Credit & Risk

Where does credit control fall into cash management?

3 Mins

Credit control is a vital business function that plays a key role in maintaining financial stability. It incorporates various elements that support cash management on a day-to-day basis, whilst also offering a solid foundation for strategic business growth, writes ‘David Tattersall, Head of Client Relations at Handpicked Accountants – an online directory of local accountants.  

Without a strong credit control policy in place, it’s difficult to manage cash effectively. This is because there’s no cohesive system to provide advanced warning of bad payers, and deal with late or non-payment.

So what does credit control involve, and how does it allow business owners to manage their cash flow more effectively? 

Chapter 1

What are the main elements of credit control?

Credit checking new and existing customers/suppliers

Calculating the risk posed to the business by offering credit terms to individuals and trade suppliers

Setting appropriate credit limits, and reviewing/adjusting them as necessary

Providing clear terms of trade and payment on business documentation, particularly invoices, contracts, statements, and payment reminders

Operating a systematic and reliable policy of chasing payments and debt recovery

Having access to accurate management information with regards to debtor days and regular late payers

Chapter 1

Credit control and cash management

When an effective credit management system is in place, the business benefits from predictable cash inflows and owners can plan ahead with more confidence. Cash projections are reliable and highlight any upcoming shortages that need to be addressed.

Credit control falls into cash management at the beginning of a trade or customer credit relationship because it highlights risk, but it also weaves a thread through the entire process of managing cash.

The two elements work in close association - healthy cash flow relies on operating with good credit control. Without it, business owners wouldn’t know exactly how much working capital they had to pay the bills – a situation that introduces a risk of insolvency.

Chapter 1

What constitutes good credit control?

Credit checking existing customers

The same applies to existing customers or suppliers - their financial situation can change quickly, and without a credit check, it could go unnoticed. Even a longstanding business customer with no history of late payment can suddenly decline, and seriously jeopardise cash flow for the creditor business.

Clear payment terms

Clear payment terms should appear on all relevant business documents, including invoices, statements, reminders, and contracts. This includes the deadline for payment, and the interest rate that becomes due on late amounts.
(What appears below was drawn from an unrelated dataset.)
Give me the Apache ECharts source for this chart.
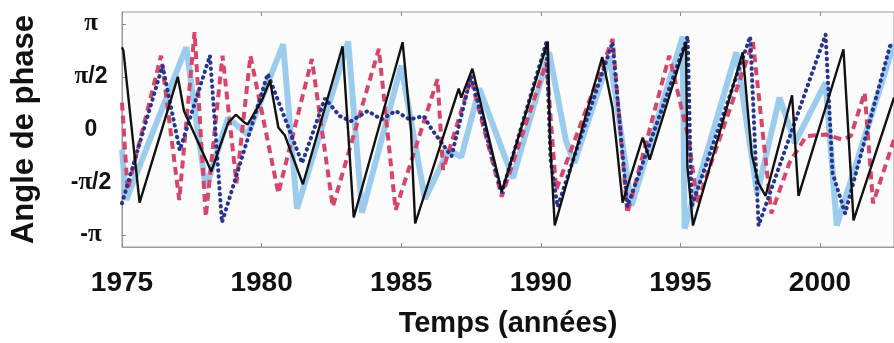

Not only does this remove any doubt about a business’ payment requirements, it reduces the opportunity for a debtor to deliberately query an invoice due to lack of information. Stating the intention to charge statutory interest on late payments can also encourage customers to pay on time.

Chasing payments

Operating with a clear and actionable system for chasing payments – reminders, phone calls, warning letters at set points, for example – helps the business to bring in cash and enables members of staff to easily follow procedures.

Reliable management information

A strong credit control function can feed reliable information into management software, providing business owners with the accurate data they need to make decisions. Knowing the number of days it takes individual debtors to pay is important, for instance, as it shows any pattern of late payment that might be emerging. 

Chapter 1

What are the dangers of poor credit control?

  • Lower business credit score
  • High bad and doubtful debts
  • Unreliable financial data
  • Reduced access to borrowing
  • Poor business reputation
  • Inability to pay day-to-day bills
  • Risk of insolvency and liquidation 

It’s clear that failing to operate with an effective credit control policy endangers good cash management on a number of levels, and can place a business at serious risk of financial decline.

Credit checking new and current customers to establish any potential risk is a straightforward process, and just one action that protects cash flow and reliably informs operational and strategic decisions by management.